▼▼▼

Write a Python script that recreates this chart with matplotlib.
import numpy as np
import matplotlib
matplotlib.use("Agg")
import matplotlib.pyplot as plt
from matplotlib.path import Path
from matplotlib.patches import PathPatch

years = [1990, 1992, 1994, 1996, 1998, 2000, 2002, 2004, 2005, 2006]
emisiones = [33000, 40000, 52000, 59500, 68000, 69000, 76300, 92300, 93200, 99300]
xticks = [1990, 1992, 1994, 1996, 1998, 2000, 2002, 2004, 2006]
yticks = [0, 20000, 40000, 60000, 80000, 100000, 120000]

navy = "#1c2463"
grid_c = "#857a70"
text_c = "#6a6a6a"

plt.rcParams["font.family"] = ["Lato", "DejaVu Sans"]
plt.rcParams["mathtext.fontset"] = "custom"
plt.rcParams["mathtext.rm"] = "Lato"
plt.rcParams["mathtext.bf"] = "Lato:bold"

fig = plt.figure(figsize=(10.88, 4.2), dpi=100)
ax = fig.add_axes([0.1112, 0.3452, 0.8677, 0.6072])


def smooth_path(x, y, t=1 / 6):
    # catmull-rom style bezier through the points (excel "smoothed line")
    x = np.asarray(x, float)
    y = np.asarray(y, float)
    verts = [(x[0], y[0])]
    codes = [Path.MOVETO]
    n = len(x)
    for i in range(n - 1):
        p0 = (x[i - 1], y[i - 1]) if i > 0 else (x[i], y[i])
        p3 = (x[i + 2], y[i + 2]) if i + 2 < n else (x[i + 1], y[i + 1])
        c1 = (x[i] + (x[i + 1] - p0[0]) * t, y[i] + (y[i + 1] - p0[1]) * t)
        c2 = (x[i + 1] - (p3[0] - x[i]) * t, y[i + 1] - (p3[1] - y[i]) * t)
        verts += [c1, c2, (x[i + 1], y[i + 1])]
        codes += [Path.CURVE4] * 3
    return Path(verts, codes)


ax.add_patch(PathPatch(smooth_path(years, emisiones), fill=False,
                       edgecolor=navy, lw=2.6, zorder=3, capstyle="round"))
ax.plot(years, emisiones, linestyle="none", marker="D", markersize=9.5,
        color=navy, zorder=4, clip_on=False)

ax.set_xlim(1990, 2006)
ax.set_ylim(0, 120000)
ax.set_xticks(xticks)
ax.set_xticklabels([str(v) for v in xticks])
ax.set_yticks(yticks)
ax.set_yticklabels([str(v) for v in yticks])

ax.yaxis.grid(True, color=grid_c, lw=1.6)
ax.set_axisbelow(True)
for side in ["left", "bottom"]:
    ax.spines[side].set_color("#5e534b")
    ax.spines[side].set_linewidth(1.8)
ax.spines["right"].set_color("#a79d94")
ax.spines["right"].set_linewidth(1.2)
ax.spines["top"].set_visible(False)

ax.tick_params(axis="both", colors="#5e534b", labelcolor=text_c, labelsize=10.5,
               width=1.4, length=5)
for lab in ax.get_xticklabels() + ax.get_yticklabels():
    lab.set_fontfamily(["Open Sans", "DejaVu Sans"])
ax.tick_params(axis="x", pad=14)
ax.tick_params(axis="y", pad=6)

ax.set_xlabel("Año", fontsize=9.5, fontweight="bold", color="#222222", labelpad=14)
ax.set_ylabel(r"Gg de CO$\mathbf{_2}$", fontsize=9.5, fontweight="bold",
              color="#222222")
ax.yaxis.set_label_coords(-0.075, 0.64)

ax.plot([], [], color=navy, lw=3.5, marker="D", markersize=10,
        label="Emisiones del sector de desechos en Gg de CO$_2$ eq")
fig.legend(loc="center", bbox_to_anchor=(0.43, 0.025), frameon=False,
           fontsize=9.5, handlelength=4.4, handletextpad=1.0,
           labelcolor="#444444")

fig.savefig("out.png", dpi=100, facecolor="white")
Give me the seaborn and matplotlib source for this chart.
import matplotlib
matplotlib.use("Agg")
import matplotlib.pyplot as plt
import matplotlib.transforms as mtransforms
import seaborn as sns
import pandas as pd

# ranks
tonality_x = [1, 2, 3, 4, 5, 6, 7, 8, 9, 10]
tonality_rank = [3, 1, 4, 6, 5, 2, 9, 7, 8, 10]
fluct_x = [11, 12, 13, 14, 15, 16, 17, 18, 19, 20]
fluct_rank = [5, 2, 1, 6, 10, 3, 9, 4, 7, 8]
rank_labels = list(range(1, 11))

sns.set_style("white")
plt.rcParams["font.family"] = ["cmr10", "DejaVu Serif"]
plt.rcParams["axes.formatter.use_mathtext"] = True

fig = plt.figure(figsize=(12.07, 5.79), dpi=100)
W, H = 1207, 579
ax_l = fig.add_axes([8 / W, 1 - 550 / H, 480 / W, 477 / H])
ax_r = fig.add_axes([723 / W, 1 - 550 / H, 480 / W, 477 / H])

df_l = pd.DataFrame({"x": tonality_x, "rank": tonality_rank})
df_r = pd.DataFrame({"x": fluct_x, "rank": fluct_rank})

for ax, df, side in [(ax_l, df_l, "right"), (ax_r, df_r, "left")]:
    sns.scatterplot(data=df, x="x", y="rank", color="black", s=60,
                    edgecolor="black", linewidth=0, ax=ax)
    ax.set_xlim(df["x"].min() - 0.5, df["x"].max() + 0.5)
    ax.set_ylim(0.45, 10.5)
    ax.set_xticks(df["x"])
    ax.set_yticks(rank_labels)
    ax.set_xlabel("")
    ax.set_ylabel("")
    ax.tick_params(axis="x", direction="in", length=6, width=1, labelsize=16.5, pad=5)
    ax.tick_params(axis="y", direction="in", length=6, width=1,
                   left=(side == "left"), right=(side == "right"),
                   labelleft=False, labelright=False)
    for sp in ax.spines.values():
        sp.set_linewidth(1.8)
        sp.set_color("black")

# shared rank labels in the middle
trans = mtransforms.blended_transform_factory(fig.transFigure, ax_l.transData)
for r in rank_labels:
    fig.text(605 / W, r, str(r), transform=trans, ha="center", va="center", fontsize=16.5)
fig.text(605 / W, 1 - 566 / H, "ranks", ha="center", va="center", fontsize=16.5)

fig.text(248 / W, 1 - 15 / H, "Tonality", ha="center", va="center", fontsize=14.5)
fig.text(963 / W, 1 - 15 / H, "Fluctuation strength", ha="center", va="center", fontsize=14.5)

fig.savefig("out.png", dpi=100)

▲▲▲

▶ [Stated goal]: Take the listing above and set it down exactly.

▶ [Expected output]:
Write a Python script that recreates this chart with matplotlib.
import numpy as np
import matplotlib
matplotlib.use("Agg")
import matplotlib.pyplot as plt
from matplotlib.path import Path
from matplotlib.patches import PathPatch

years = [1990, 1992, 1994, 1996, 1998, 2000, 2002, 2004, 2005, 2006]
emisiones = [33000, 40000, 52000, 59500, 68000, 69000, 76300, 92300, 93200, 99300]
xticks = [1990, 1992, 1994, 1996, 1998, 2000, 2002, 2004, 2006]
yticks = [0, 20000, 40000, 60000, 80000, 100000, 120000]

navy = "#1c2463"
grid_c = "#857a70"
text_c = "#6a6a6a"

plt.rcParams["font.family"] = ["Lato", "DejaVu Sans"]
plt.rcParams["mathtext.fontset"] = "custom"
plt.rcParams["mathtext.rm"] = "Lato"
plt.rcParams["mathtext.bf"] = "Lato:bold"

fig = plt.figure(figsize=(10.88, 4.2), dpi=100)
ax = fig.add_axes([0.1112, 0.3452, 0.8677, 0.6072])


def smooth_path(x, y, t=1 / 6):
    # catmull-rom style bezier through the points (excel "smoothed line")
    x = np.asarray(x, float)
    y = np.asarray(y, float)
    verts = [(x[0], y[0])]
    codes = [Path.MOVETO]
    n = len(x)
    for i in range(n - 1):
        p0 = (x[i - 1], y[i - 1]) if i > 0 else (x[i], y[i])
        p3 = (x[i + 2], y[i + 2]) if i + 2 < n else (x[i + 1], y[i + 1])
        c1 = (x[i] + (x[i + 1] - p0[0]) * t, y[i] + (y[i + 1] - p0[1]) * t)
        c2 = (x[i + 1] - (p3[0] - x[i]) * t, y[i + 1] - (p3[1] - y[i]) * t)
        verts += [c1, c2, (x[i + 1], y[i + 1])]
        codes += [Path.CURVE4] * 3
    return Path(verts, codes)


ax.add_patch(PathPatch(smooth_path(years, emisiones), fill=False,
                       edgecolor=navy, lw=2.6, zorder=3, capstyle="round"))
ax.plot(years, emisiones, linestyle="none", marker="D", markersize=9.5,
        color=navy, zorder=4, clip_on=False)

ax.set_xlim(1990, 2006)
ax.set_ylim(0, 120000)
ax.set_xticks(xticks)
ax.set_xticklabels([str(v) for v in xticks])
ax.set_yticks(yticks)
ax.set_yticklabels([str(v) for v in yticks])

ax.yaxis.grid(True, color=grid_c, lw=1.6)
ax.set_axisbelow(True)
for side in ["left", "bottom"]:
    ax.spines[side].set_color("#5e534b")
    ax.spines[side].set_linewidth(1.8)
ax.spines["right"].set_color("#a79d94")
ax.spines["right"].set_linewidth(1.2)
ax.spines["top"].set_visible(False)

ax.tick_params(axis="both", colors="#5e534b", labelcolor=text_c, labelsize=10.5,
               width=1.4, length=5)
for lab in ax.get_xticklabels() + ax.get_yticklabels():
    lab.set_fontfamily(["Open Sans", "DejaVu Sans"])
ax.tick_params(axis="x", pad=14)
ax.tick_params(axis="y", pad=6)

ax.set_xlabel("Año", fontsize=9.5, fontweight="bold", color="#222222", labelpad=14)
ax.set_ylabel(r"Gg de CO$\mathbf{_2}$", fontsize=9.5, fontweight="bold",
              color="#222222")
ax.yaxis.set_label_coords(-0.075, 0.64)

ax.plot([], [], color=navy, lw=3.5, marker="D", markersize=10,
        label="Emisiones del sector de desechos en Gg de CO$_2$ eq")
fig.legend(loc="center", bbox_to_anchor=(0.43, 0.025), frameon=False,
           fontsize=9.5, handlelength=4.4, handletextpad=1.0,
           labelcolor="#444444")

fig.savefig("out.png", dpi=100, facecolor="white")
Give me the seaborn and matplotlib source for this chart.
import matplotlib
matplotlib.use("Agg")
import matplotlib.pyplot as plt
import matplotlib.transforms as mtransforms
import seaborn as sns
import pandas as pd

# ranks
tonality_x = [1, 2, 3, 4, 5, 6, 7, 8, 9, 10]
tonality_rank = [3, 1, 4, 6, 5, 2, 9, 7, 8, 10]
fluct_x = [11, 12, 13, 14, 15, 16, 17, 18, 19, 20]
fluct_rank = [5, 2, 1, 6, 10, 3, 9, 4, 7, 8]
rank_labels = list(range(1, 11))

sns.set_style("white")
plt.rcParams["font.family"] = ["cmr10", "DejaVu Serif"]
plt.rcParams["axes.formatter.use_mathtext"] = True

fig = plt.figure(figsize=(12.07, 5.79), dpi=100)
W, H = 1207, 579
ax_l = fig.add_axes([8 / W, 1 - 550 / H, 480 / W, 477 / H])
ax_r = fig.add_axes([723 / W, 1 - 550 / H, 480 / W, 477 / H])

df_l = pd.DataFrame({"x": tonality_x, "rank": tonality_rank})
df_r = pd.DataFrame({"x": fluct_x, "rank": fluct_rank})

for ax, df, side in [(ax_l, df_l, "right"), (ax_r, df_r, "left")]:
    sns.scatterplot(data=df, x="x", y="rank", color="black", s=60,
                    edgecolor="black", linewidth=0, ax=ax)
    ax.set_xlim(df["x"].min() - 0.5, df["x"].max() + 0.5)
    ax.set_ylim(0.45, 10.5)
    ax.set_xticks(df["x"])
    ax.set_yticks(rank_labels)
    ax.set_xlabel("")
    ax.set_ylabel("")
    ax.tick_params(axis="x", direction="in", length=6, width=1, labelsize=16.5, pad=5)
    ax.tick_params(axis="y", direction="in", length=6, width=1,
                   left=(side == "left"), right=(side == "right"),
                   labelleft=False, labelright=False)
    for sp in ax.spines.values():
        sp.set_linewidth(1.8)
        sp.set_color("black")

# shared rank labels in the middle
trans = mtransforms.blended_transform_factory(fig.transFigure, ax_l.transData)
for r in rank_labels:
    fig.text(605 / W, r, str(r), transform=trans, ha="center", va="center", fontsize=16.5)
fig.text(605 / W, 1 - 566 / H, "ranks", ha="center", va="center", fontsize=16.5)

fig.text(248 / W, 1 - 15 / H, "Tonality", ha="center", va="center", fontsize=14.5)
fig.text(963 / W, 1 - 15 / H, "Fluctuation strength", ha="center", va="center", fontsize=14.5)

fig.savefig("out.png", dpi=100)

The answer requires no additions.